It’s a public database on barcoded food products that are sold in Switzerland.
Why is it important?
It’s the first database on Swiss food products that’s truly open, free and, perhaps most importantly, programmatically accessible through an API. The API interface is critical because it will allow an ecosystem to develop around this food data set – and that’s one of the main goals of the openfood.ch project. This means that, over time, we will provide much more information on specific foods than what is normally found on product labels. For example, with DNA analyses getting cheaper every day, users may soon be able to upload the DNA sequence of food products.
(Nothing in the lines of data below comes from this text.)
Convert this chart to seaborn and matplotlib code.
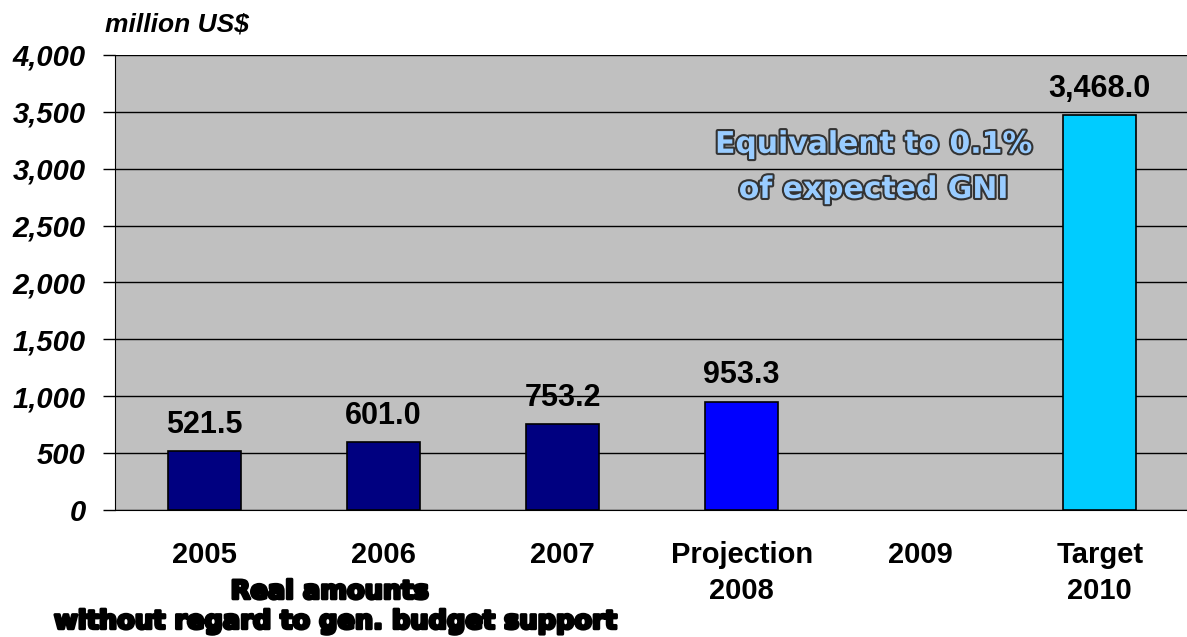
import matplotlib.pyplot as plt
import matplotlib.patheffects as pe
import pandas as pd
import seaborn as sns
from matplotlib.ticker import FuncFormatter, MultipleLocator

# === data
categories = ["2005", "2006", "2007", "Projection\n2008", "2009", "Target\n2010"]
bar_cats = ["2005", "2006", "2007", "Projection\n2008", "Target\n2010"]
amounts = [521.5, 601.0, 753.2, 953.3, 3468.0]
bar_colors = ["#000080", "#000080", "#000080", "#0000FF", "#00CCFF"]

df = pd.DataFrame({"cat": bar_cats, "amount": amounts})

sns.set_style("white")
plt.rcParams["font.family"] = ["Liberation Sans", "DejaVu Sans"]
plt.rcParams["text.color"] = "black"

fig = plt.figure(figsize=(11.87, 6.37), dpi=100)
ax = fig.add_axes([0.0969, 0.1994, 0.905, 0.7143])
ax.set_facecolor("#C0C0C0")

sns.barplot(data=df, x="cat", y="amount", hue="cat", order=categories,
            hue_order=bar_cats, palette=bar_colors, saturation=1, width=0.41,
            edgecolor="black", linewidth=1.2, legend=False, ax=ax, zorder=3)

for cont in ax.containers:
    ax.bar_label(cont, labels=[f"{v:,.1f}" for v in cont.datavalues],
                 padding=8, fontsize=22, fontweight="bold", color="black")

ax.set_ylim(0, 4000)
ax.set_xlim(-0.5, 5.5)
ax.yaxis.set_major_locator(MultipleLocator(500))
ax.yaxis.set_major_formatter(FuncFormatter(lambda v, p: f"{v:,.0f}"))
ax.grid(axis="y", color="black", linewidth=1.0, zorder=1)
ax.set_axisbelow(True)

for s in ["top", "right"]:
    ax.spines[s].set_visible(False)
ax.spines["left"].set_color("black")
ax.spines["bottom"].set_color("black")

ax.tick_params(axis="y", left=True, length=9, width=1, color="black", pad=12,
               labelcolor="black")
for t in ax.get_yticklabels():
    t.set_fontsize(21)
    t.set_fontweight("bold")
    t.set_fontstyle("italic")

ax.set_xticks(range(len(categories)))
ax.set_xticklabels(categories, fontsize=21, fontweight="bold", linespacing=1.38)
ax.set_xticks([i - 0.5 for i in range(len(categories) + 1)], minor=True)
ax.tick_params(axis="x", which="major", length=0, pad=22, labelcolor="black")
ax.tick_params(axis="x", which="minor", length=8, width=1, color="#404040")
for t in ax.get_xticklabels():
    t.set_va("top")

ax.set_xlabel("")
ax.set_ylabel("")

fig.text(0.0885, 0.943, "million US$", fontsize=19, fontweight="bold",
         fontstyle="italic", ha="left", va="bottom")

note = ax.text(0.736, 0.738, "Equivalent to 0.1%\nof expected GNI",
               transform=fig.transFigure, ha="center", va="center",
               fontsize=21.5, fontweight="bold", color="#99CCFF",
               family="DejaVu Sans", linespacing=1.7, zorder=5)
note.set_path_effects([pe.Stroke(linewidth=3, foreground="#333333"), pe.Normal()])

for x, y, txt in [(0.278, 0.071, "Real amounts"),
                  (0.283, 0.024, "without regard to gen. budget support")]:
    t = fig.text(x, y, txt, fontsize=18.5, fontweight="bold",
                 family="DejaVu Sans", ha="center", va="center")
    t.set_path_effects([pe.Stroke(linewidth=2.2, foreground="black"), pe.Normal()])

fig.savefig("out.png", dpi=100)
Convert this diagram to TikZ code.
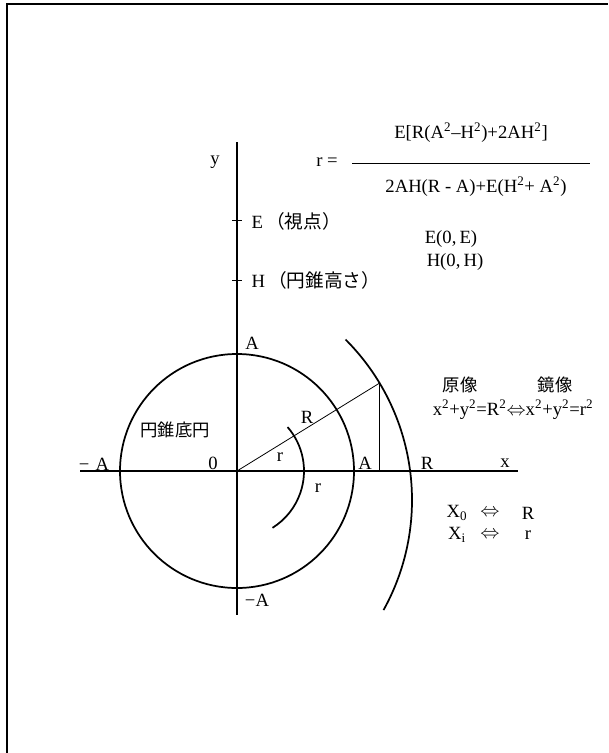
\documentclass[tikz,border=0pt]{standalone}
\usepackage{fontspec}
\setmainfont{Liberation Serif}
\newfontfamily\jpfont{Noto Sans CJK JP}
\usetikzlibrary{positioning, calc}
\tikzset{
    axisLine/.style={line width=1.6pt},
    arcLine/.style={line width=1.3pt},
    thinLine/.style={line width=0.6pt},
    lbl/.style={font=\fontsize{14}{16}\selectfont, inner sep=1pt},
    jlbl/.style={font=\jpfont\fontsize{13}{16}\selectfont, inner sep=1pt},
    fml/.style={font=\fontsize{14}{16}\selectfont, inner sep=1pt}
}
\begin{document}
\begin{tikzpicture}[x=0.75pt,y=-0.75pt]
    \useasboundingbox (0,0) rectangle (608,753);
    % --- frame ---
    \draw[line width=0.9pt] (7,753) -- (7,4) -- (608,4);
    % --- axes ---
    \coordinate (O) at (237,471);
    \coordinate (xl) at (80,471); \coordinate (xr) at (518,471);
    \coordinate (yt) at (237,142); \coordinate (yb) at (237,615);
    \draw[axisLine] (xl) -- (xr);
    \draw[axisLine] (yt) -- (yb);
    \draw[thinLine] (232,220) -- (242,220);
    \draw[thinLine] (232,280) -- (242,280);
    % --- base circle and arcs ---
    \draw[arcLine] (O) circle[radius=117];
    \draw[arcLine] (O) ++(-41:67) arc[start angle=-41, end angle=58, radius=67];
    \coordinate (C2) at (185,500);
    \draw[arcLine] (C2) ++(-45:227) arc[start angle=-45, end angle=29, radius=227];
    \coordinate (P) at ($(C2)+(-31:227)$);
    \coordinate (Px) at (P |- O);
    \draw[thinLine] (O) -- (P);
    \draw[thinLine] (P) -- (Px);
    % --- formula ---
    \node[lbl] (ylab) at (215,162) {y};
    \node[fml] (rEq) at (327,162) {r =};
    \node[fml] (num) at (471,133) {E[R(A\textsuperscript{2}--H\textsuperscript{2})+2AH\textsuperscript{2}]};
    \node[fml] (den) at (476,187) {2AH(R - A)+E(H\textsuperscript{2}+ A\textsuperscript{2})};
    \draw[thinLine] (352,163) -- (590,163);
    % --- labels on y axis ---
    \node[lbl, anchor=west] (Elab) at (250,221) {E\,{\jpfont （視点）}};
    \node[lbl, anchor=west] (Hlab) at (250,280) {H\,{\jpfont （円錐高さ）}};
    \node[lbl] (Ept) at (451,239) {E(0,\,E)};
    \node[lbl] (Hpt) at (455,262) {H(0,\,H)};
    \node[lbl] (Atop) at (252,343) {A};
    \node[lbl] (mAb) at (257,600) {−A};
    % --- labels on x axis ---
    \node[lbl] (mAl) at (94,464) {−\,\,A};
    \node[lbl] (zero) at (213,463) {0};
    \node[lbl] (Ar) at (365,463) {A};
    \node[lbl] (Rr) at (427,463) {R};
    \node[lbl] (xlab) at (505,463) {x};
    \node[lbl] (Rlab) at (307,417) {R};
    \node[lbl] (rlab) at (280,457) {r};
    \node[lbl] (rlab2) at (318,488) {r};
    \node[jlbl] (base) at (175,430) {円錐底円};
    % --- mapping text ---
    \node[jlbl] (orig) at (460,385) {原像};
    \node[jlbl] (mirr) at (555,385) {鏡像};
    \node[lbl] (eqn) at (513,410) {x\textsuperscript{2}+y\textsuperscript{2}=R\textsuperscript{2}$\Leftrightarrow$x\textsuperscript{2}+y\textsuperscript{2}=r\textsuperscript{2}};
    \node[lbl] (X0) at (457,513) {X\textsubscript{0}};
    \node[lbl] (eq0) at (490,513) {$\Leftrightarrow$};
    \node[lbl] (R0) at (528,513) {R};
    \node[lbl] (X1) at (457,535) {X\textsubscript{i}};
    \node[lbl] (eq1) at (490,535) {$\Leftrightarrow$};
    \node[lbl] (r1) at (528,535) {r};
\end{tikzpicture}
\end{document}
What’s the benefit for the consumer?
The benefit to the consumer will grow with the ecosystem that emerges around this open data set. But to start with, we’ve built a simple app that lets users scan a product and visualize the amount of sugar that’s in the product. Most people don’t know what it means when a product has 40g of sugar per 100g, for example. But if they see that amount as stacked sugar cubes, it’s obvious to anyone that that’s a lot of sugar.
Is it free of charge?
Yes, you just need to download the app and then you can scan the bar code of the foods you buy.
What if the product is not in the database?
You can simply take a picture of the list of ingredients on the label and send it to openfood.ch. No need to sign up first.
Who is funding this project?
EPFL developed the Openfood project in partnership with the Kristian Gerhard Jebsen Foundation, a philanthropy whose goals include ensuring the general public receives objective scientific information on nutrition and health issues.